DEI budgets and teams are under siege internationally, with diversity programs being outlawed and companies abandoning their once-vocal support of minority communities. That sentiment may start to make its way to our own shores, with research indicating almost half of Australian employees see budget constraints as the reason for ongoing DEI support.
At the same time, a growing campaign calling for merit, excellence, and intelligence (MEI) over DEI is sweeping across innovation hubs like Silicon Valley. But who’s to say we can’t have both?
To assume that diverse communities cannot also be appointed on the grounds of merit, excellence, and intelligence is frankly ignorant. It also overlooks the additional effort required to overcome the additional barriers to entry faced by minority groups to attain the same level of achievement.
However, divestment in DEI can have far-reaching consequences for any business. The bottom-line benefits of DEI, supported by numerous studies, including by Harvard Business Review, suggest that complacency and divestment in this area could lead to significant setbacks in employee engagement and retention, innovation, and business reputation.
It begs the question: What are the tradeoffs for companies that get complacent with DEI? Here are three costs to the bottom line that leaders should budget for:
1. Employee engagement and retention
In today’s competitive job market, employee engagement and retention are non-negotiable for business success. DEI isn’t just a nice-to-have; it’s essential for creating a workplace where everyone feels valued. Savvy leaders already know this, with 41 per cent of Australian employees reporting talent acquisition and retention drive their workplace’s DEI-related strategies.
Slashing DEI budgets sends a clear message to employees: their unique perspectives aren’t worth investing in, which inevitably leads to higher turnover rates. It’s a problem corporate Australia wants to solve. Our research shows that 56 per cent of Australian workplaces say employee engagement and retention are critical business issues they want to address this year – yet this is incongruous with DEI budgets being reduced.

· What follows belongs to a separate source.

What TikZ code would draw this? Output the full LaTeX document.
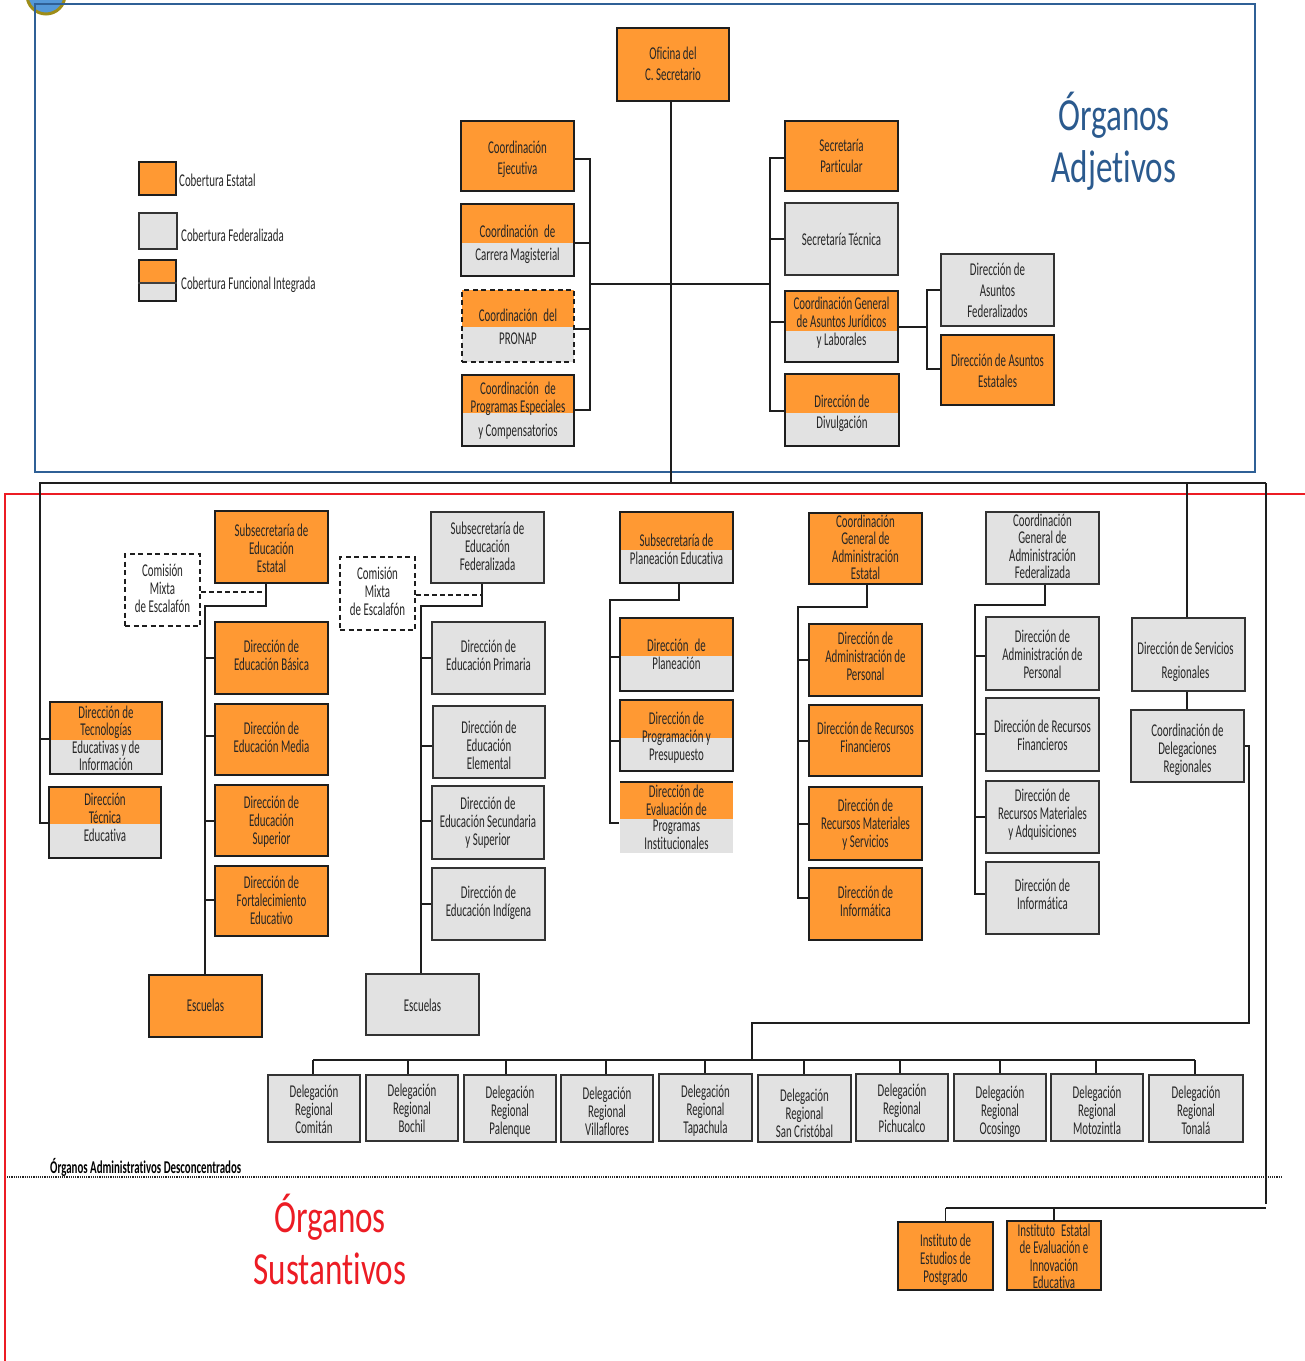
\documentclass[tikz,border=0pt]{standalone}
\usepackage{fontspec}
\setmainfont{Carlito}[FakeStretch=0.605,Ligatures=NoCommon]
\newfontfamily\titlefont{Carlito}[FakeStretch=0.72,Ligatures=NoCommon]
\usetikzlibrary{calc}
\definecolor{cOr}{HTML}{FF9933}
\definecolor{cGr}{HTML}{E2E2E2}
\definecolor{cBl}{HTML}{2F6096}
\definecolor{cTi}{HTML}{2B5A8E}
\definecolor{cRe}{HTML}{EC1C24}
\definecolor{cLn}{HTML}{1E1E1E}
\tikzset{
 boxbase/.style={rectangle,inner sep=0pt,line width=2.1pt,draw=cLn,align=center,text=black!85},
 oran/.style={boxbase,fill=cOr},
 gris/.style={boxbase,fill=cGr,draw=black!80},
 mixd/.style={boxbase},
 tight/.style={font=\fontsize{18}{16.3}\selectfont},
 dashbox/.style={boxbase,dash pattern=on 5pt off 3.5pt},
 link/.style={line width=1.9pt,draw=cLn},
 dlink/.style={line width=1.9pt,draw=cLn,dash pattern=on 5pt off 3pt},
 ltext/.style={inner sep=0pt,anchor=west,text=black!85,font=\fontsize{18}{18}\selectfont},
 ttext/.style={inner sep=0pt,align=center,font=\titlefont\fontsize{46}{52}\selectfont},
}
\newcommand\bx[8][]{%
 \pgfmathsetmacro\bcx{(#3+#5)/2}\pgfmathsetmacro\bcy{(#4+#6)/2}%
 \pgfmathsetmacro\bw{#5-#3}\pgfmathsetmacro\bh{#6-#4}\pgfmathsetmacro\brs{\bcy-#7-6}%
 \node[oran,font=\fontsize{18}{18.3}\selectfont,minimum width=\bw pt,minimum height=\bh pt,#1] (#2) at (\bcx,\bcy)
   {\raisebox{\brs pt}[0pt][0pt]{\begin{tabular}{@{}c@{}}#8\end{tabular}}};}
\newcommand\bxm[9][]{%
 \fill[cOr] (#3,#4) rectangle (#5,#7);\fill[cGr] (#3,#7) rectangle (#5,#6);%
 \mxrest{#1}{#2}{#3}{#4}{#5}{#6}{#8}{#9}}
\newcommand\mxrest[8]{\bx[mixd,fill=none,#1]{#2}{#3}{#4}{#5}{#6}{#7}{#8}}
\begin{document}
\begin{tikzpicture}[x=1pt,y=-1pt]
\useasboundingbox (0,0) rectangle (1305,1361);
% seal
\fill[cyan!60!blue!70,draw=olive!70!brown,line width=3pt] (46,-5) circle (19);
% frames
\coordinate (bfa) at (35,4); \coordinate (bfb) at (1255,472);
\draw[cBl,line width=2.6pt] (bfa) rectangle (bfb);
\coordinate (rfa) at (5,1361); \coordinate (rfb) at (5,494); \coordinate (rfc) at (1305,494);
\draw[cRe,line width=2.2pt] (rfa) -- (rfb) -- (rfc);
% legend
\bx{lga}{139}{162}{176}{195}{178}{}
\bx[gris]{lgb}{139}{213}{177}{249}{231}{}
\bxm{lgc}{139}{260}{176}{301}{283}{280}{}
\draw[line width=1.2pt,black!75] (lgc.west |- 0,283) -- (lgc.east |- 0,283);
\node[ltext] (lta) at (179,180) {Cobertura Estatal};
\node[ltext] (ltb) at (181,235) {Cobertura Federalizada};
\node[ltext] (ltc) at (181,285) {Cobertura Funcional Integrada};
% titles
\node[ttext,text=cTi] (tad) at (1114,141) {Órganos\\Adjetivos};
\node[ttext,text=cRe] (tsu) at (330,1239) {Órganos\\Sustantivos};
% top block
\bx{ofi}{617}{28}{729}{101}{65}{Oficina del\\[3pt]C. Secretario}
\bx{cej}{461}{121}{574}{191}{159}{Coordinación\\[3pt]Ejecutiva}
\bxm{cca}{461}{204}{574}{276}{243}{244}{Coordinación\,\,de\\[5pt]Carrera Magisterial}
\bxm[dashbox]{cpr}{462}{290}{574}{362}{327}{328}{Coordinación\,\,del\\[5pt]PRONAP}
\bxm{cpe}{462}{375}{574}{446}{413}{410}{Coordinación\,\,de\\Programas Especiales\\[5pt]y Compensatorios}
\bx{spa}{785}{121}{898}{191}{157}{Secretaría\\[3pt]Particular}
\bx[gris]{ste}{785}{203}{898}{275}{240}{Secretaría Técnica}
\bxm{cgj}{785}{291}{898}{362}{331}{322}{Coordinación General\\de Asuntos Jurídicos\\y Laborales}
\bxm{ddv}{785}{374}{899}{446}{413}{413}{Dirección de\\[3pt]Divulgación}
\bx[gris]{daf}{941}{254}{1054}{326}{291}{Dirección de\\[3pt]Asuntos\\[3pt]Federalizados}
\bx{dae}{941}{335}{1054}{405}{372}{Dirección de Asuntos\\[3pt]Estatales}
% top connectors
\coordinate (sL) at (590,284); \coordinate (sR) at (770,284); \coordinate (sA) at (927,327);
\coordinate (topL) at (40,483); \coordinate (topM) at (671,483); \coordinate (topR) at (1266,483);
\draw[link] (ofi.south -| topM) -- (topM);
\draw[link] (sL) -- (sR);
\draw[link] (cej.east |- 0,159) -| (sL) |- (cpe.east |- 0,410);
\draw[link] (cca.east |- 0,243) -- (sL |- 0,243);
\draw[link] (cpr.east |- 0,329) -- (sL |- 0,329);
\draw[link] (spa.west |- 0,158) -| (sR) |- (ddv.west |- 0,411);
\draw[link] (ste.west) -- (sR |- ste.west);
\draw[link] (cgj.west |- 0,322) -- (sR |- 0,322);
\draw[link] (cgj.east |- 0,327) -- (sA);
\draw[link] (daf.west |- 0,290) -| (sA) |- (dae.west |- 0,369);
% left
\bxm[tight]{dte}{50}{702}{162}{774}{740}{739}{Dirección de\\Tecnologías\\Educativas y de\\Información}
\bxm{tdt}{49}{787}{161}{858}{824}{818}{Dirección\\Técnica\\Educativa}
% wide bus
\draw[link] (tdt.west |- 0,823) -| (topL) -- (topR);
\draw[link] (dte.west |- 0,739) -- (topL |- 0,739);
\coordinate (rbot) at (1266,1204);
\draw[link] (topR) -- (rbot);
\coordinate (reB) at (1266,1208);
% Estatal column
\bx{sse}{215}{511}{328}{583}{549}{Subsecretaría de\\Educación\\Estatal}
\bx[draw=cLn,fill=white,dashbox]{cm1}{125}{554}{200}{626}{589}{Comisión\\Mixta\\de Escalafón}
\bx{deb}{215}{622}{328}{694}{656}{Dirección de\\Educación Básica}
\bx{dem}{215}{704}{328}{775}{738}{Dirección de\\Educación Media}
\bx{des}{215}{785}{328}{856}{821}{Dirección de\\Educación\\Superior}
\bx{dfe}{215}{866}{328}{936}{901}{Dirección de\\Fortalecimiento\\Educativo}
\bx{es1}{149}{975}{262}{1037}{1006}{Escuelas}
\coordinate (eA) at (266,606); \coordinate (eB) at (205,606);
\draw[dlink] (cm1.east |- 0,592) -- (eA |- 0,592);
\draw[link] (eA |- sse.south) -- (eA) -- (eB) -- (eB |- es1.north);
\foreach \n/\y in {deb/658,dem/736,des/821,dfe/900}{\draw[link] (\n.west |- 0,\y) -- (eB |- 0,\y);}
% Federalizada column
\bx[gris]{ssf}{431}{512}{544}{583}{547}{Subsecretaría de\\Educación\\Federalizada}
\bx[draw=cLn,fill=white,dashbox]{cm2}{340}{557}{415}{630}{592}{Comisión\\Mixta\\de Escalafón}
\bx[gris]{dep}{432}{622}{545}{694}{656}{Dirección de\\Educación Primaria}
\bx[gris]{del}{433}{706}{545}{778}{746}{Dirección de\\Educación\\Elemental}
\bx[gris]{dss}{432}{786}{544}{859}{822}{Dirección de\\Educación Secundaria\\y Superior}
\bx[gris]{din}{432}{868}{545}{940}{902}{Dirección de\\Educación Indígena}
\bx[gris]{es2}{366}{974}{479}{1035}{1006}{Escuelas}
\coordinate (fA) at (482,606); \coordinate (fB) at (421,606);
\draw[dlink] (cm2.east |- 0,595) -- (fA |- 0,595);
\draw[link] (fA |- ssf.south) -- (fA) -- (fB) -- (fB |- es2.north);
\foreach \n/\y in {dep/658,del/746,dss/821,din/904}{\draw[link] (\n.west |- 0,\y) -- (fB |- 0,\y);}
% Planeacion column
\bxm{ssp}{620}{512}{733}{583}{550}{550}{Subsecretaría de\\Planeación Educativa}
\bxm{dpl}{620}{618}{733}{691}{656}{655}{Dirección\,\,de\\Planeación}
\bxm{dpr}{620}{700}{733}{771}{738}{737}{Dirección de\\Programación y\\Presupuesto}
\bxm[draw=none,tight]{dev}{620}{782}{733}{853}{819}{818}{Dirección de\\Evaluación de\\Programas\\Institucionales}
\coordinate (evT) at (620,782); \coordinate (evR) at (733,782);
\draw[line width=2.1pt,cLn] (evT) -- (evR);
\coordinate (pA) at (679,600); \coordinate (pB) at (610,600);
\draw[link] (pA |- ssp.south) -- (pA) -- (pB) -- (pB |- 0,823) -- (dev.west |- 0,823);
\foreach \n/\y in {dpl/657,dpr/741}{\draw[link] (\n.west |- 0,\y) -- (pB |- 0,\y);}
% Admin Estatal column
\bx[tight]{cae}{809}{513}{922}{584}{548}{Coordinación\\General de\\Administración\\Estatal}
\bx{dap}{809}{624}{922}{696}{657}{Dirección de\\Administración de\\Personal}
\bx{drf}{809}{705}{922}{776}{738}{Dirección de Recursos\\Financieros}
\bx{drm}{809}{787}{922}{860}{824}{Dirección de\\Recursos Materiales\\y Servicios}
\bx{dif}{809}{868}{922}{940}{902}{Dirección de\\Informática}
\coordinate (aA) at (867,607); \coordinate (aB) at (798,607);
\draw[link] (aA |- cae.south) -- (aA) -- (aB) -- (aB |- 0,898) -- (dif.west |- 0,898);
\foreach \n/\y in {dap/660,drf/741,drm/824}{\draw[link] (\n.west |- 0,\y) -- (aB |- 0,\y);}
% Admin Federalizada column
\bx[gris,tight]{caf}{986}{512}{1099}{584}{547}{Coordinación\\General de\\Administración\\Federalizada}
\bx[gris]{fap}{986}{617}{1099}{690}{655}{Dirección de\\Administración de\\Personal}
\bx[gris]{frf}{986}{698}{1099}{771}{736}{Dirección de Recursos\\Financieros}
\bx[gris]{frm}{986}{781}{1099}{853}{814}{Dirección de\\Recursos Materiales\\y Adquisiciones}
\bx[gris]{fif}{986}{862}{1099}{934}{895}{Dirección de\\Informática}
\coordinate (cA) at (1045,605); \coordinate (cB) at (975,605);
\draw[link] (cA |- caf.south) -- (cA) -- (cB) -- (cB |- 0,894) -- (fif.west |- 0,894);
\foreach \n/\y in {fap/656,frf/734,frm/817}{\draw[link] (\n.west |- 0,\y) -- (cB |- 0,\y);}
% Regionales
\bx[gris]{dsr}{1132}{618}{1245}{691}{661}{\hspace*{-6pt}Dirección de Servicios\\[5pt]\hspace*{-6pt}Regionales}
\bx[gris]{cdr}{1131}{710}{1244}{782}{749}{Coordinación de\\Delegaciones\\Regionales}
\draw[link] (topL -| 1187,0) -- (dsr.north -| 1187,0);
\draw[link] (dsr.south -| 1187,0) -- (cdr.north -| 1187,0);
% Delegaciones
\bx[gris]{d01}{268}{1075}{360}{1142}{1110}{Delegación\\Regional\\Comitán}
\bx[gris]{d02}{366}{1075}{458}{1141}{1109}{Delegación\\Regional\\Bochil}
\bx[gris]{d03}{464}{1075}{556}{1142}{1111}{Delegación\\Regional\\Palenque}
\bx[gris]{d04}{561}{1075}{653}{1142}{1112}{Delegación\\Regional\\Villaflores}
\bx[gris]{d05}{659}{1074}{752}{1141}{1110}{Delegación\\Regional\\Tapachula}
\bx[gris]{d06}{758}{1075}{851}{1142}{1114}{Delegación\\Regional\\San Cristóbal}
\bx[gris]{d07}{856}{1074}{948}{1141}{1109}{Delegación\\Regional\\Pichucalco}
\bx[gris]{d08}{954}{1074}{1046}{1141}{1111}{Delegación\\Regional\\Ocosingo}
\bx[gris]{d09}{1051}{1074}{1143}{1141}{1111}{Delegación\\Regional\\Motozintla}
\bx[gris]{d10}{1149}{1075}{1243}{1142}{1111}{Delegación\\Regional\\Tonalá}
\coordinate (dbL) at (313,1060); \coordinate (dbR) at (1195,1060); \coordinate (dbM) at (752,1060);
\coordinate (drA) at (1249,746); \coordinate (drB) at (1249,1023); \coordinate (drC) at (752,1023);
\draw[link] (dbL) -- (dbR);
\draw[link] (cdr.east |- drA) -- (drA) -- (drB) -- (drC) -- (dbM);
\foreach \n/\x in {d01/313,d02/408,d03/506,d04/606,d05/705,d06/804,d07/900,d08/1000,d09/1096,d10/1195}
  {\draw[link] (\x,1060) -- (\n.north -| \x,0);}
% desconcentrados
\node[inner sep=0pt,anchor=west,font=\fontsize{18}{18}\selectfont\bfseries] (oad) at (50,1167) {Órganos Administrativos Desconcentrados};
\coordinate (dta) at (7,1177); \coordinate (dtb) at (1282,1177);
\draw[line width=1.8pt,black!85,dash pattern=on 1.2pt off 1pt] (dta) -- (dtb);
% institutos
\bx{ies}{898}{1222}{993}{1290}{1259}{Instituto de\\Estudios de\\Postgrado}
\bx[tight]{iee}{1007}{1221}{1101}{1290}{1257}{Instituto\,\,Estatal\\de Evaluación e\\Innovación\\Educativa}
\draw[link] (ies.north |- reB) -- (ies.north);
\draw[link] (iee.north |- reB) -- (iee.north);
\draw[link] (ies.north |- reB) -- (reB);
\end{tikzpicture}
\end{document}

Companies with strong DEI initiatives see a 50 per cent reduction in turnover and a 56 per cent boost in job performance. Ignoring DEI means risking not only your current talent but also the engagement and productivity that drive your business forward.
2. Workplace innovation
Innovation thrives on diversity. Different perspectives spark creativity and lead to breakthrough ideas. When DEI budgets are cut, businesses stifle this potential. Boston Consulting Group found that diverse management teams see a 19 per cent higher impact on innovation. Yet, the penny hasn’t dropped here. Only 17 per cent of Australian employees believe DEI can drive innovation. This disconnect is dangerous. By underfunding DEI, companies risk stagnation. Young professionals, in particular, seek inclusive workplaces where their ideas are heard. With 57 per cent of them reporting higher satisfaction in diverse environments, it’s clear that investing in DEI is also an investment in future innovation and growth.
3. Reputation
Reputation is everything in today’s socially conscious climate. Consumers and employees alike expect companies to align with their values, and as such, failing to prioritise DEI can severely damage a business’s reputation. Numerous reports show that most consumers prefer brands that actively promote DEI, despite a loud minority of DEI doubters putting disproportionate pressure on brands globally. It’s not enough to have DEI conversations; businesses need to back these discussions with tangible actions and investments. The fleeting relief of short-term savings or the quieting of the disgruntled, narrow-minded is not worth the long-term damage to your brand’s reputation.
Cutting DEI budgets is more than just a financial decision; it’s a step back from progress. Compromising on core values comes with tangible costs. Business leaders must tread carefully, recognising that DEI is a vital component of a thriving, future-ready workplace.
Sarah Liu is the founder and managing director of TDC Global.